* **Description of the task**
Extract only the lines from the start of the entries below to the line with "y_ticks = [15, 10, 5, 0, -5, -10]", inclusive; omit every picture.

====== Dataset records

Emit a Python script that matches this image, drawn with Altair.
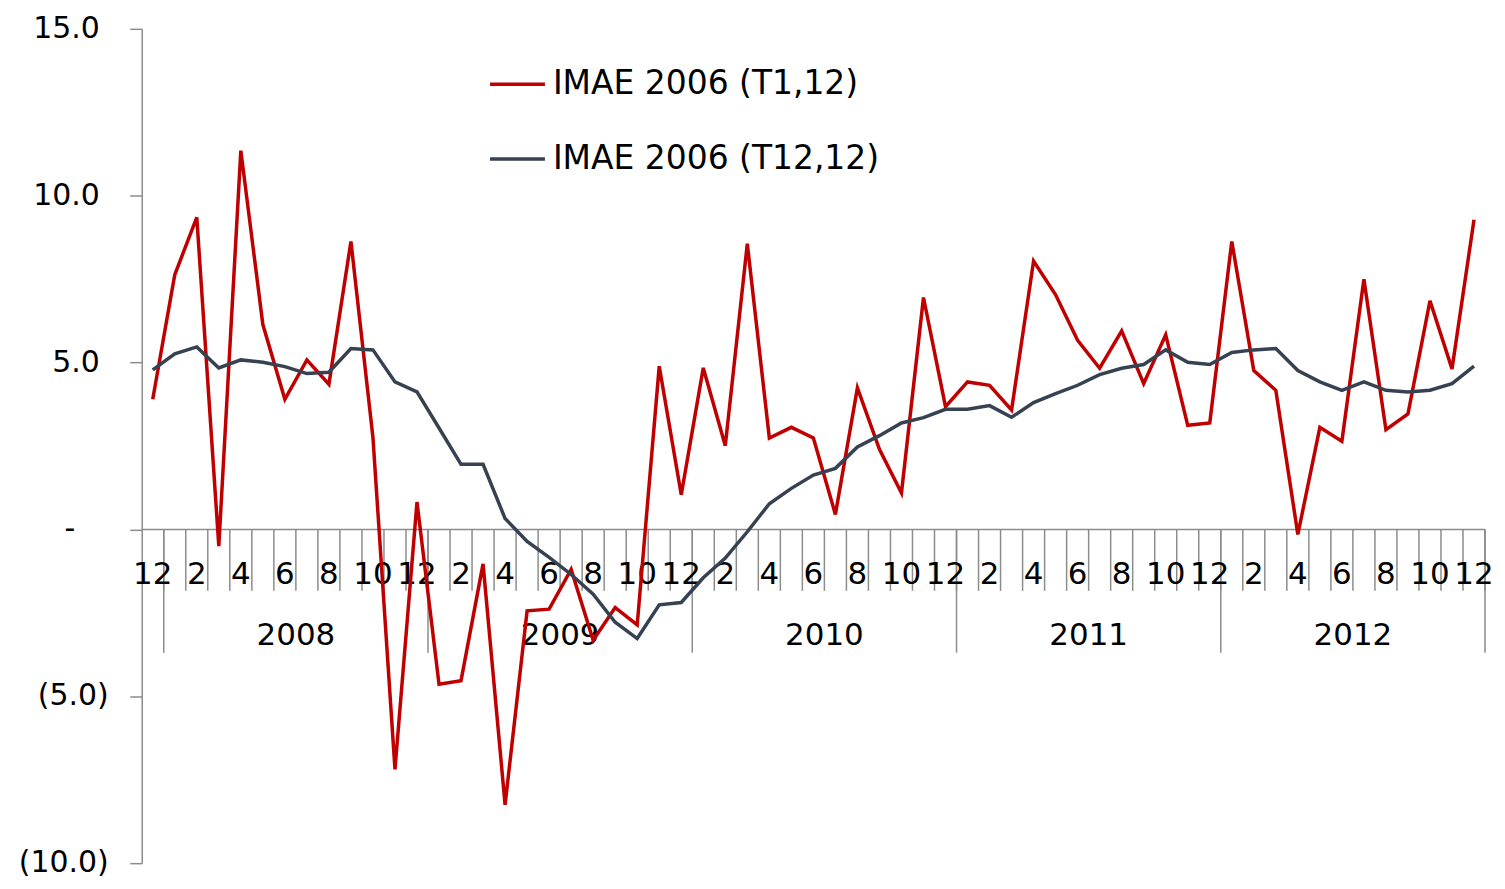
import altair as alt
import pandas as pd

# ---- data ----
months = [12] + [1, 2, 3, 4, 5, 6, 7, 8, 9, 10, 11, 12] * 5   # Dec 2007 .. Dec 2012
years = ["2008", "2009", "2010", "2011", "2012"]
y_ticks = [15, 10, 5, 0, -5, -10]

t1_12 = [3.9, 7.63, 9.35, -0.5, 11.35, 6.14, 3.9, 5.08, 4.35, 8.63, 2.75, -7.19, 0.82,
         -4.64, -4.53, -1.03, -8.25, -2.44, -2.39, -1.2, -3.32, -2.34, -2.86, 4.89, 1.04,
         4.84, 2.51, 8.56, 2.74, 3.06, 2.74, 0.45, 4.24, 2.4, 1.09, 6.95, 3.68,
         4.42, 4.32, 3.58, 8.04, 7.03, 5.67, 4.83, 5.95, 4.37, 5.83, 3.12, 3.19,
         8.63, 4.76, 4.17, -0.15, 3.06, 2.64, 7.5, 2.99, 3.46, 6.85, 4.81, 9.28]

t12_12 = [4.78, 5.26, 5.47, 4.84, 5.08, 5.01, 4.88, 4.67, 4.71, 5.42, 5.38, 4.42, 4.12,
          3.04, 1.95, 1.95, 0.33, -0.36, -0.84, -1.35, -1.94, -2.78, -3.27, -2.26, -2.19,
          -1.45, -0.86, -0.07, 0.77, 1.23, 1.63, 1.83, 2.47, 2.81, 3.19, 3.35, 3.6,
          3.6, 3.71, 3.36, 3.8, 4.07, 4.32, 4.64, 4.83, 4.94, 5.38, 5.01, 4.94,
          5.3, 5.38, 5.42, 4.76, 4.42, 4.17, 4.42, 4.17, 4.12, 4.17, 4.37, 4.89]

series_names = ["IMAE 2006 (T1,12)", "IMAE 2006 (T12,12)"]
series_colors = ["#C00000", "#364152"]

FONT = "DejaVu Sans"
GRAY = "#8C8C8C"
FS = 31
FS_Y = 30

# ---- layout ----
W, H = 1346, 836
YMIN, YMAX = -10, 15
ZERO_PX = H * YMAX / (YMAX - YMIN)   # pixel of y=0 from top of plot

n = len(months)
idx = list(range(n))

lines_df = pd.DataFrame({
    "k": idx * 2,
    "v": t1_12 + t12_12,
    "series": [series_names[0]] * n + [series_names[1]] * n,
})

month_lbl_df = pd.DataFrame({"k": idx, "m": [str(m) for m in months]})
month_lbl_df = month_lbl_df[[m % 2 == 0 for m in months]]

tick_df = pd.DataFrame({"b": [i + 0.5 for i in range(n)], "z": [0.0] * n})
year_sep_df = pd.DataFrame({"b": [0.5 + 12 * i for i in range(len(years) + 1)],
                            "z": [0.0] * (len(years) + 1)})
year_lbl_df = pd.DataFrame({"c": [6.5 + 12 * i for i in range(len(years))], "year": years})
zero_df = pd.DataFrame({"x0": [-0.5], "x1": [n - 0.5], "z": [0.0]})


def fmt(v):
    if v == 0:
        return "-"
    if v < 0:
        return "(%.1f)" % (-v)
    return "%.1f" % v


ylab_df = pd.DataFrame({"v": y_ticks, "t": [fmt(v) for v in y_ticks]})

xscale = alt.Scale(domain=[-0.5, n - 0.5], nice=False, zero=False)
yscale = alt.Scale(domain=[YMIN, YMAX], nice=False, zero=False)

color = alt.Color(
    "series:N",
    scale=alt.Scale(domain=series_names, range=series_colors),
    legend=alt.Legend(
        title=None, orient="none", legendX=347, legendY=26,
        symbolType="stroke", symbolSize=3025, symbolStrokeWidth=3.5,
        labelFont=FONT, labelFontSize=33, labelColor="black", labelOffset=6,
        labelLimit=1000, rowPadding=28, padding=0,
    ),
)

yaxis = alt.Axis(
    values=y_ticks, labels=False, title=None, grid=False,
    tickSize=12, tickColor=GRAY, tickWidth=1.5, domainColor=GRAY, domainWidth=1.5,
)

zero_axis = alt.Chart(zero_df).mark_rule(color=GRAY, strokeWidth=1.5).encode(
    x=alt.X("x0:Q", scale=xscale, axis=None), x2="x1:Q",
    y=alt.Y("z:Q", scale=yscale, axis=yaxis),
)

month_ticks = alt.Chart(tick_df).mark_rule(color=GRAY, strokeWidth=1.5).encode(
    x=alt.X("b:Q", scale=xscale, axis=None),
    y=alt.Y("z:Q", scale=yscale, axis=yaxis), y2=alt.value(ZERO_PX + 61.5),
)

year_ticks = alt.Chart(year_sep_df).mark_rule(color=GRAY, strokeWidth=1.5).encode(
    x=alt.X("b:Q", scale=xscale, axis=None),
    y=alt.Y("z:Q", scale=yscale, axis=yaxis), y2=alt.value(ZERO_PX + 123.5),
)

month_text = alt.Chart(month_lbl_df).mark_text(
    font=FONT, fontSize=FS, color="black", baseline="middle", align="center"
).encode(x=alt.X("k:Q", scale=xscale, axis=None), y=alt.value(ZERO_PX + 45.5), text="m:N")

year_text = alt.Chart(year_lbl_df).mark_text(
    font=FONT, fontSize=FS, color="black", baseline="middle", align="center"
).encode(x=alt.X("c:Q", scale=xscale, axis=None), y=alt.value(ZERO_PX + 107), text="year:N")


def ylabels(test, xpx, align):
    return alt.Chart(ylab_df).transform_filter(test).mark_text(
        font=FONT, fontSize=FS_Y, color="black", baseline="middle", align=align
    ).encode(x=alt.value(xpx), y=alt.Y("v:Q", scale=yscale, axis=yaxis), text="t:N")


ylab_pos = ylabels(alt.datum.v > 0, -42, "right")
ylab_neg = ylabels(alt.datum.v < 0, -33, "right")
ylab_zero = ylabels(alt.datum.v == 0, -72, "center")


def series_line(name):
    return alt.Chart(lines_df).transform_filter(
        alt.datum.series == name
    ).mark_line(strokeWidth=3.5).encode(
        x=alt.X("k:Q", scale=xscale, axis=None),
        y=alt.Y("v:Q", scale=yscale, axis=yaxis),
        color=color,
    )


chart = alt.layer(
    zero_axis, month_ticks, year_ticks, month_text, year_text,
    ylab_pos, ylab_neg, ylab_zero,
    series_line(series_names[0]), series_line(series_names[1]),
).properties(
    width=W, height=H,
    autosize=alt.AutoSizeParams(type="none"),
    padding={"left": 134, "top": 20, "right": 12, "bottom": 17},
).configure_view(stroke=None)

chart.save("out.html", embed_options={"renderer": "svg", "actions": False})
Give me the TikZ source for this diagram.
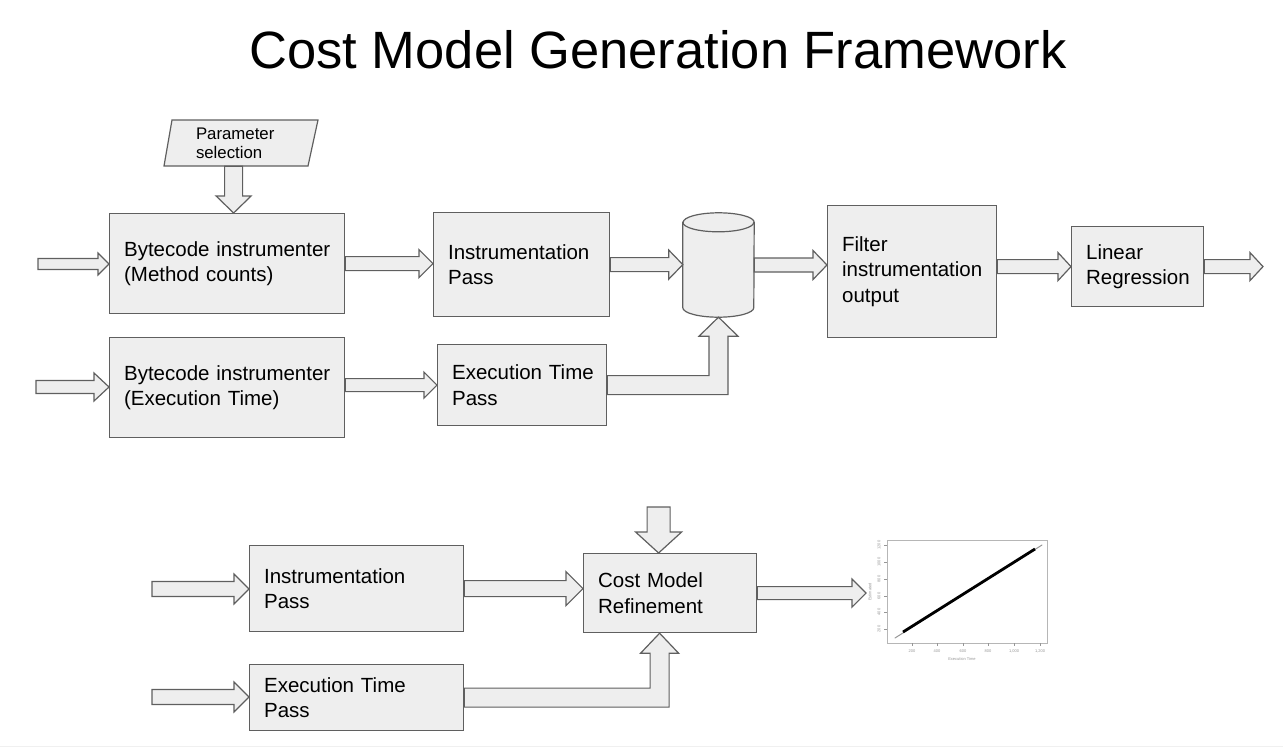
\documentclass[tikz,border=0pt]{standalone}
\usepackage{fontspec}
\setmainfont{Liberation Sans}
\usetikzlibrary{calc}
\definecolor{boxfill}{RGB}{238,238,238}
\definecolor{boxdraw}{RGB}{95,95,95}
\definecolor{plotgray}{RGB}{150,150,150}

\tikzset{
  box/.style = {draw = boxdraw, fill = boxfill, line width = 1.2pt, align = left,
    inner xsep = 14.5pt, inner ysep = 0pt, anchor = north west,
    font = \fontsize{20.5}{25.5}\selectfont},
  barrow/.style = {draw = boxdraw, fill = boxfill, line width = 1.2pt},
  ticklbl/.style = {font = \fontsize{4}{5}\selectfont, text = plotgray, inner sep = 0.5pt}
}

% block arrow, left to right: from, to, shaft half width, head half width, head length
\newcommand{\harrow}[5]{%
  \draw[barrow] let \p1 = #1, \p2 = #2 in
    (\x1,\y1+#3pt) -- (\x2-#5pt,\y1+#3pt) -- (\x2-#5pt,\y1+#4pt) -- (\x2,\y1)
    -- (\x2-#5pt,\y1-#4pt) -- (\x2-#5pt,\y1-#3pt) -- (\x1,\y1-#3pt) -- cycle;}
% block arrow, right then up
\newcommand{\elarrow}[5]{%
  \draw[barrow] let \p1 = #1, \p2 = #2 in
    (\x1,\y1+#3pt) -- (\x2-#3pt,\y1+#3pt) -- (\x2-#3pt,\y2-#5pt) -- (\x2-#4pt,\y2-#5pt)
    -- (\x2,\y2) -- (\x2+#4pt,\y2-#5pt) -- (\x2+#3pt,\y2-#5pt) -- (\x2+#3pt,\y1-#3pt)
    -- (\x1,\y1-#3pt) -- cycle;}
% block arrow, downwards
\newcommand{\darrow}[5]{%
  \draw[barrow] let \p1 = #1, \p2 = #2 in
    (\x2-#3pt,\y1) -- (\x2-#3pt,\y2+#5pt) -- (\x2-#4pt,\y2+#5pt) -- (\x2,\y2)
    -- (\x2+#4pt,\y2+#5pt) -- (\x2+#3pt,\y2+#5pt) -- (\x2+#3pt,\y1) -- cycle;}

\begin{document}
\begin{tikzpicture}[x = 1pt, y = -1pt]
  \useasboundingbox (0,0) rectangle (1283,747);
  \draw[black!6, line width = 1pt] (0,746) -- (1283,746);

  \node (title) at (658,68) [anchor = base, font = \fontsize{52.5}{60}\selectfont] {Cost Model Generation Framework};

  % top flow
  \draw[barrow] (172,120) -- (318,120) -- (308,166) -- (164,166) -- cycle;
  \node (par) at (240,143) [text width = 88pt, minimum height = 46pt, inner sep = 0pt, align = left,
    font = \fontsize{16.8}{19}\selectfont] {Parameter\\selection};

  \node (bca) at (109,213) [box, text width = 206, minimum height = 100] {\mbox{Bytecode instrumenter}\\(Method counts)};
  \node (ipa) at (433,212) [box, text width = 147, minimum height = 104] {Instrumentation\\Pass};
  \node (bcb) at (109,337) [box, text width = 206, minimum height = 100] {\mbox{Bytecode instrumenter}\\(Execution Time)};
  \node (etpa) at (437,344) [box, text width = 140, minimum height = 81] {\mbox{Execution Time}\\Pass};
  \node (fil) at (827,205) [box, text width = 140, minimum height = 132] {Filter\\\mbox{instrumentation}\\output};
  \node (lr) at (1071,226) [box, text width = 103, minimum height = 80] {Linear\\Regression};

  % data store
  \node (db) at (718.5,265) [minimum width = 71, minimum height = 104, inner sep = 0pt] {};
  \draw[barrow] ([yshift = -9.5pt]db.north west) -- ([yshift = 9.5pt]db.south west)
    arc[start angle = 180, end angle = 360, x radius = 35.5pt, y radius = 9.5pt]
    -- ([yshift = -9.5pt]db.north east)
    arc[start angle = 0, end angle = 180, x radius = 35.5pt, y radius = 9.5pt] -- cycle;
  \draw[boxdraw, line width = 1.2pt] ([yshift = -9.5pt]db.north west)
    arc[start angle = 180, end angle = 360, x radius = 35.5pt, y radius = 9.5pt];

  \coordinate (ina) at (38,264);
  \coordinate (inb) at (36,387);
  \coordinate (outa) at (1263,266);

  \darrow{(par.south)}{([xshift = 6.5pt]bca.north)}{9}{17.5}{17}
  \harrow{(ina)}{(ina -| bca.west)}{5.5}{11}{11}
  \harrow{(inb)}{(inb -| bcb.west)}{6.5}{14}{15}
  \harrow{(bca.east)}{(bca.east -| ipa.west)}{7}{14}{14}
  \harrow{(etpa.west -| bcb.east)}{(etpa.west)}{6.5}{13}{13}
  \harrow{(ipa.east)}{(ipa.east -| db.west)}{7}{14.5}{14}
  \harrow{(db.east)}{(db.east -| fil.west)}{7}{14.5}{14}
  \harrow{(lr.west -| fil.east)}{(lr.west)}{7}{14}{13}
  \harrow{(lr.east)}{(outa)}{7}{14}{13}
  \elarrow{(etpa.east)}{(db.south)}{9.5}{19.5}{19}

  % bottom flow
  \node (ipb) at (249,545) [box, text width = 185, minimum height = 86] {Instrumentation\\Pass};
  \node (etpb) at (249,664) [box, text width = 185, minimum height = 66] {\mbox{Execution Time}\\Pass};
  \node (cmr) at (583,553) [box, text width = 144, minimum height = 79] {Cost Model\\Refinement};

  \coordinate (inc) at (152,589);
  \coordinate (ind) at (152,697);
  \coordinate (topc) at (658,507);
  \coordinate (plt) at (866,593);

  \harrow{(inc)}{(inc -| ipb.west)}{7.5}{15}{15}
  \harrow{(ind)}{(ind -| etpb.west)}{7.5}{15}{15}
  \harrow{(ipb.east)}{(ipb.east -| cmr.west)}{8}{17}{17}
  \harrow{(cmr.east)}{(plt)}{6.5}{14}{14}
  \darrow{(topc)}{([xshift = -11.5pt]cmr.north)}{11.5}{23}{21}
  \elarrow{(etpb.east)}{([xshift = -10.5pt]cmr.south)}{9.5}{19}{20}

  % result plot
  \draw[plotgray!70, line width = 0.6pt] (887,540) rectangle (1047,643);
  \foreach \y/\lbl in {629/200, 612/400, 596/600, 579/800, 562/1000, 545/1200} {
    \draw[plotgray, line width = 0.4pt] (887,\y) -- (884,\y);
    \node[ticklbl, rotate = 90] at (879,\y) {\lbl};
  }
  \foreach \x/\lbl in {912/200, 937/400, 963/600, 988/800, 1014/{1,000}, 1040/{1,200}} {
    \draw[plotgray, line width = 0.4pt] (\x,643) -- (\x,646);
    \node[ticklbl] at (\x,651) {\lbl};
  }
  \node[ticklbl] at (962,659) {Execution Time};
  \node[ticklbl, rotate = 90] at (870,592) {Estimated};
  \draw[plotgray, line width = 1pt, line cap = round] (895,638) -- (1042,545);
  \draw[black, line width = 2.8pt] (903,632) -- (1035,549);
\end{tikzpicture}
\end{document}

============

* **Response below**
Emit a Python script that matches this image, drawn with Altair.
import altair as alt
import pandas as pd

# ---- data ----
months = [12] + [1, 2, 3, 4, 5, 6, 7, 8, 9, 10, 11, 12] * 5   # Dec 2007 .. Dec 2012
years = ["2008", "2009", "2010", "2011", "2012"]
y_ticks = [15, 10, 5, 0, -5, -10]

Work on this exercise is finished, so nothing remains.